[Short problem]
All of the entries must be reproduced exactly, with no images carried over.

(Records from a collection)
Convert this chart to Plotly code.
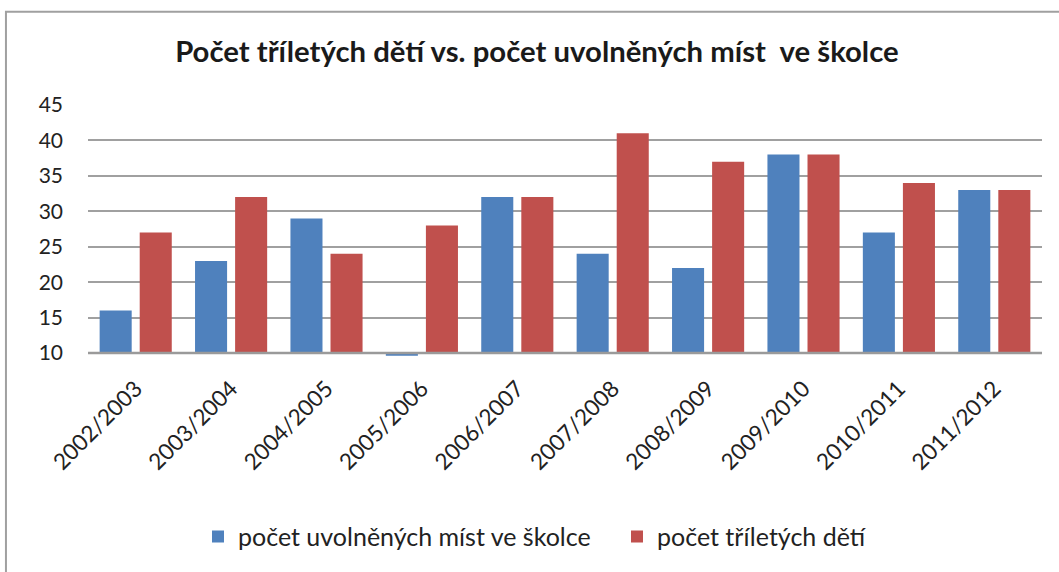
import plotly.graph_objects as go

categories = ["2002/2003", "2003/2004", "2004/2005", "2005/2006", "2006/2007",
              "2007/2008", "2008/2009", "2009/2010", "2010/2011", "2011/2012"]
uvolnena_mista = [16, 23, 29, 9.6, 32, 24, 22, 38, 27, 33]
trilete_deti = [27, 32, 24, 28, 32, 41, 37, 38, 34, 33]
tick_vals = [10, 15, 20, 25, 30, 35, 40, 45]

BASE = 10
FONT = "Lato, Calibri, Carlito, sans-serif"

fig = go.Figure()
fig.add_trace(go.Bar(
    x=categories, y=[v - BASE for v in uvolnena_mista], base=BASE,
    name="počet uvolněných míst ve školce",
    marker=dict(color="#4F81BD", line=dict(width=0)),
    legend="legend",
))
fig.add_trace(go.Bar(
    x=categories, y=[v - BASE for v in trilete_deti], base=BASE,
    name="počet tříletých dětí",
    marker=dict(color="#C0504D", line=dict(width=0)),
    legend="legend2",
))

leg_common = dict(orientation="h", xanchor="left", y=-0.72, yanchor="middle",
                  font=dict(size=25, family=FONT, color="#222222"),
                  itemwidth=30, bgcolor="rgba(0,0,0,0)")

fig.update_layout(
    width=1059, height=572,
    margin=dict(l=88, r=17, t=105, b=214),
    paper_bgcolor="white", plot_bgcolor="white",
    barmode="group", bargap=0.16, bargroupgap=0.2,
    font=dict(family=FONT, color="#222222"),
    title=dict(text="<b>Počet tříletých dětí vs. počet uvolněných míst  ve školce</b>",
               x=0.507, xanchor="center", y=0.909, yanchor="middle",
               font=dict(size=29.3, family=FONT, color="#1a1a1a")),
    showlegend=True,
    legend=dict(x=0.1153, **leg_common),
    legend2=dict(x=0.5545, **leg_common),
    xaxis=dict(tickangle=-45, tickfont=dict(size=22.5, family=FONT, color="#222222"),
               showgrid=False, showline=False, ticks="", ticklabelstandoff=14),
    yaxis=dict(range=[9.58, 45], tickvals=tick_vals, showgrid=True,
               gridcolor="#a0a0a0", gridwidth=1.5, zeroline=False,
               tickfont=dict(size=21, family=FONT, color="#222222"),
               ticks="", ticklabelstandoff=24, showline=False),
    shapes=[
        dict(type="line", xref="paper", yref="y", x0=0, x1=1, y0=10, y1=10,
             line=dict(color="#9a9a9a", width=2.5), layer="above"),
        dict(type="rect", xref="paper", yref="paper",
             x0=-0.086, x1=1.03, y0=-0.9, y1=1.3715,
             line=dict(color="#a0a0a0", width=2)),
    ],
)

fig.write_html("out.html", config={"displayModeBar": False},
               post_script="document.body.style.margin='0';document.body.style.padding='0';")
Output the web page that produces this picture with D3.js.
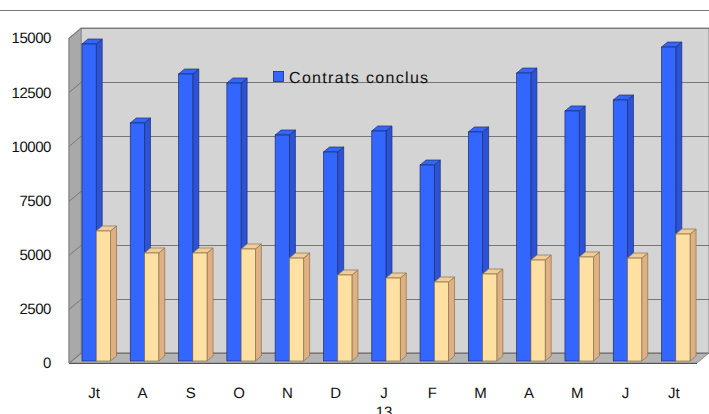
<!DOCTYPE html>
<html><head><meta charset="utf-8">
<script src="https://cdn.jsdelivr.net/npm/d3@7/dist/d3.min.js"></script>
<style>html,body{margin:0;padding:0;background:#fff;overflow:hidden}svg{display:block}text{font-family:"Liberation Sans",Arial,sans-serif;fill:#111;text-rendering:geometricPrecision}</style>
</head><body><script>
const categories=["Jt","A","S","O","N","D","J","F","M","A","M","J","Jt"];
const contrats=[14630,10985,13245,12830,10430,9645,10615,9045,10570,13290,11540,12045,14490];
const second=[6000,4985,4985,5170,4750,3970,3830,3645,4015,4660,4800,4750,5860];
const yTicks=[0,2500,5000,7500,10000,12500,15000];
const legendLabel="Contrats conclus";
const footLabel="13";

const W=709,H=414;
const svg=d3.select("body").append("svg").attr("width",W).attr("height",H);
const L=69,R=697,T=38,B=363,dx=12,dy=10;
const y=d3.scaleLinear().domain([0,15000]).range([B,T]);
const x=d3.scaleBand().domain(d3.range(categories.length)).range([72.3,699.7]).paddingInner(0.41).paddingOuter(0.2);
const sub=d3.scaleBand().domain([0,1]).range([0,x.bandwidth()]);

svg.append("line").attr("x1",0).attr("x2",W).attr("y1",10.5).attr("y2",10.5).attr("stroke","#777").attr("stroke-width",1);

// walls
svg.append("rect").attr("x",L+dx).attr("y",T-dy).attr("width",R-L).attr("height",B-T).attr("fill","#d4d4d4").attr("stroke","#8c8c8c").attr("stroke-width",1);
svg.append("path").attr("d",`M${L},${T}L${L+dx},${T-dy}V${B-dy}L${L},${B}Z`).attr("fill","#a9a9a9").attr("stroke","#8c8c8c");
svg.append("path").attr("d",`M${L},${B}L${L+dx},${B-dy}H${R+dx}L${R},${B}Z`).attr("fill","#b4b4b4").attr("stroke","#8c8c8c");
// gridlines
yTicks.forEach(t=>{
  svg.append("path").attr("fill","none").attr("stroke","#777").attr("stroke-width",1)
    .attr("d",`M${L},${Math.round(y(t))+.5}L${L+dx},${Math.round(y(t)-dy)+.5}H${R+dx}`);
});
svg.append("line").attr("x1",L).attr("x2",R).attr("y1",B+.5).attr("y2",B+.5).attr("stroke","#555");
svg.append("line").attr("x1",L).attr("x2",L).attr("y1",T).attr("y2",B).attr("stroke","#8c8c8c");

// y labels
svg.selectAll("text.yl").data(yTicks).join("text").attr("class","yl")
  .attr("x",51).attr("y",d=>y(d)).attr("dy","0.36em").attr("text-anchor","end")
  .attr("font-size",15).attr("letter-spacing","-0.45px").text(d=>d);

const base=2, d3x=6, d3y=5;
function bar3d(vals,idx,front,side,top,edge){
  const g=svg.append("g");
  vals.forEach((v,i)=>{
    const x0=x(i)+sub(idx), w=sub.bandwidth(), y0=y(v)-base, y1=B-base;
    g.append("path").attr("d",`M${x0+w},${y0}l${d3x},${-d3y}V${y1-d3y}l${-d3x},${d3y}Z`).attr("fill",side).attr("stroke",edge).attr("stroke-width",.7);
    g.append("path").attr("d",`M${x0},${y0}l${d3x},${-d3y}h${w}l${-d3x},${d3y}Z`).attr("fill",top).attr("stroke",edge).attr("stroke-width",.7);
    g.append("rect").attr("x",x0).attr("y",y0).attr("width",w).attr("height",y1-y0).attr("fill",front).attr("stroke",edge).attr("stroke-width",.7);
  });
}
bar3d(contrats,0,"#3366ff","#2c52d8","#3366ff","#1f2f66");
bar3d(second,1,"#ffe0a3","#e0b083","#f2cc96","#85724f");

// x labels
svg.selectAll("text.xl").data(categories).join("text").attr("class","xl")
  .attr("x",(d,i)=>x(i)+x.bandwidth()/2-2).attr("y",398).attr("text-anchor","middle")
  .attr("font-size",15).text(d=>d);
svg.append("text").attr("x",384).attr("y",417).attr("text-anchor","middle").attr("font-size",15).text(footLabel);

// legend
svg.append("rect").attr("x",273.5).attr("y",71.5).attr("width",10).attr("height",10).attr("fill","#3366ff").attr("stroke","#1f2f66").attr("stroke-width",.8);
svg.append("text").attr("x",289).attr("y",83).attr("font-size",16).attr("letter-spacing","1.33px").text(legendLabel);
</script></body></html>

[Solution to this problem]
Convert this chart to Plotly code.
import plotly.graph_objects as go

categories = ["2002/2003", "2003/2004", "2004/2005", "2005/2006", "2006/2007",
              "2007/2008", "2008/2009", "2009/2010", "2010/2011", "2011/2012"]
uvolnena_mista = [16, 23, 29, 9.6, 32, 24, 22, 38, 27, 33]
trilete_deti = [27, 32, 24, 28, 32, 41, 37, 38, 34, 33]
tick_vals = [10, 15, 20, 25, 30, 35, 40, 45]

BASE = 10
FONT = "Lato, Calibri, Carlito, sans-serif"

fig = go.Figure()
fig.add_trace(go.Bar(
    x=categories, y=[v - BASE for v in uvolnena_mista], base=BASE,
    name="počet uvolněných míst ve školce",
    marker=dict(color="#4F81BD", line=dict(width=0)),
    legend="legend",
))
fig.add_trace(go.Bar(
    x=categories, y=[v - BASE for v in trilete_deti], base=BASE,
    name="počet tříletých dětí",
    marker=dict(color="#C0504D", line=dict(width=0)),
    legend="legend2",
))

leg_common = dict(orientation="h", xanchor="left", y=-0.72, yanchor="middle",
                  font=dict(size=25, family=FONT, color="#222222"),
                  itemwidth=30, bgcolor="rgba(0,0,0,0)")

fig.update_layout(
    width=1059, height=572,
    margin=dict(l=88, r=17, t=105, b=214),
    paper_bgcolor="white", plot_bgcolor="white",
    barmode="group", bargap=0.16, bargroupgap=0.2,
    font=dict(family=FONT, color="#222222"),
    title=dict(text="<b>Počet tříletých dětí vs. počet uvolněných míst  ve školce</b>",
               x=0.507, xanchor="center", y=0.909, yanchor="middle",
               font=dict(size=29.3, family=FONT, color="#1a1a1a")),
    showlegend=True,
    legend=dict(x=0.1153, **leg_common),
    legend2=dict(x=0.5545, **leg_common),
    xaxis=dict(tickangle=-45, tickfont=dict(size=22.5, family=FONT, color="#222222"),
               showgrid=False, showline=False, ticks="", ticklabelstandoff=14),
    yaxis=dict(range=[9.58, 45], tickvals=tick_vals, showgrid=True,
               gridcolor="#a0a0a0", gridwidth=1.5, zeroline=False,
               tickfont=dict(size=21, family=FONT, color="#222222"),
               ticks="", ticklabelstandoff=24, showline=False),
    shapes=[
        dict(type="line", xref="paper", yref="y", x0=0, x1=1, y0=10, y1=10,
             line=dict(color="#9a9a9a", width=2.5), layer="above"),
        dict(type="rect", xref="paper", yref="paper",
             x0=-0.086, x1=1.03, y0=-0.9, y1=1.3715,
             line=dict(color="#a0a0a0", width=2)),
    ],
)

fig.write_html("out.html", config={"displayModeBar": False},
               post_script="document.body.style.margin='0';document.body.style.padding='0';")
Output the web page that produces this picture with D3.js.
<!DOCTYPE html>
<html><head><meta charset="utf-8">
<script src="https://cdn.jsdelivr.net/npm/d3@7/dist/d3.min.js"></script>
<style>html,body{margin:0;padding:0;background:#fff;overflow:hidden}svg{display:block}text{font-family:"Liberation Sans",Arial,sans-serif;fill:#111;text-rendering:geometricPrecision}</style>
</head><body><script>
const categories=["Jt","A","S","O","N","D","J","F","M","A","M","J","Jt"];
const contrats=[14630,10985,13245,12830,10430,9645,10615,9045,10570,13290,11540,12045,14490];
const second=[6000,4985,4985,5170,4750,3970,3830,3645,4015,4660,4800,4750,5860];
const yTicks=[0,2500,5000,7500,10000,12500,15000];
const legendLabel="Contrats conclus";
const footLabel="13";

const W=709,H=414;
const svg=d3.select("body").append("svg").attr("width",W).attr("height",H);
const L=69,R=697,T=38,B=363,dx=12,dy=10;
const y=d3.scaleLinear().domain([0,15000]).range([B,T]);
const x=d3.scaleBand().domain(d3.range(categories.length)).range([72.3,699.7]).paddingInner(0.41).paddingOuter(0.2);
const sub=d3.scaleBand().domain([0,1]).range([0,x.bandwidth()]);

svg.append("line").attr("x1",0).attr("x2",W).attr("y1",10.5).attr("y2",10.5).attr("stroke","#777").attr("stroke-width",1);

// walls
svg.append("rect").attr("x",L+dx).attr("y",T-dy).attr("width",R-L).attr("height",B-T).attr("fill","#d4d4d4").attr("stroke","#8c8c8c").attr("stroke-width",1);
svg.append("path").attr("d",`M${L},${T}L${L+dx},${T-dy}V${B-dy}L${L},${B}Z`).attr("fill","#a9a9a9").attr("stroke","#8c8c8c");
svg.append("path").attr("d",`M${L},${B}L${L+dx},${B-dy}H${R+dx}L${R},${B}Z`).attr("fill","#b4b4b4").attr("stroke","#8c8c8c");
// gridlines
yTicks.forEach(t=>{
  svg.append("path").attr("fill","none").attr("stroke","#777").attr("stroke-width",1)
    .attr("d",`M${L},${Math.round(y(t))+.5}L${L+dx},${Math.round(y(t)-dy)+.5}H${R+dx}`);
});
svg.append("line").attr("x1",L).attr("x2",R).attr("y1",B+.5).attr("y2",B+.5).attr("stroke","#555");
svg.append("line").attr("x1",L).attr("x2",L).attr("y1",T).attr("y2",B).attr("stroke","#8c8c8c");

// y labels
svg.selectAll("text.yl").data(yTicks).join("text").attr("class","yl")
  .attr("x",51).attr("y",d=>y(d)).attr("dy","0.36em").attr("text-anchor","end")
  .attr("font-size",15).attr("letter-spacing","-0.45px").text(d=>d);

const base=2, d3x=6, d3y=5;
function bar3d(vals,idx,front,side,top,edge){
  const g=svg.append("g");
  vals.forEach((v,i)=>{
    const x0=x(i)+sub(idx), w=sub.bandwidth(), y0=y(v)-base, y1=B-base;
    g.append("path").attr("d",`M${x0+w},${y0}l${d3x},${-d3y}V${y1-d3y}l${-d3x},${d3y}Z`).attr("fill",side).attr("stroke",edge).attr("stroke-width",.7);
    g.append("path").attr("d",`M${x0},${y0}l${d3x},${-d3y}h${w}l${-d3x},${d3y}Z`).attr("fill",top).attr("stroke",edge).attr("stroke-width",.7);
    g.append("rect").attr("x",x0).attr("y",y0).attr("width",w).attr("height",y1-y0).attr("fill",front).attr("stroke",edge).attr("stroke-width",.7);
  });
}
bar3d(contrats,0,"#3366ff","#2c52d8","#3366ff","#1f2f66");
bar3d(second,1,"#ffe0a3","#e0b083","#f2cc96","#85724f");

// x labels
svg.selectAll("text.xl").data(categories).join("text").attr("class","xl")
  .attr("x",(d,i)=>x(i)+x.bandwidth()/2-2).attr("y",398).attr("text-anchor","middle")
  .attr("font-size",15).text(d=>d);
svg.append("text").attr("x",384).attr("y",417).attr("text-anchor","middle").attr("font-size",15).text(footLabel);

// legend
svg.append("rect").attr("x",273.5).attr("y",71.5).attr("width",10).attr("height",10).attr("fill","#3366ff").attr("stroke","#1f2f66").attr("stroke-width",.8);
svg.append("text").attr("x",289).attr("y",83).attr("font-size",16).attr("letter-spacing","1.33px").text(legendLabel);
</script></body></html>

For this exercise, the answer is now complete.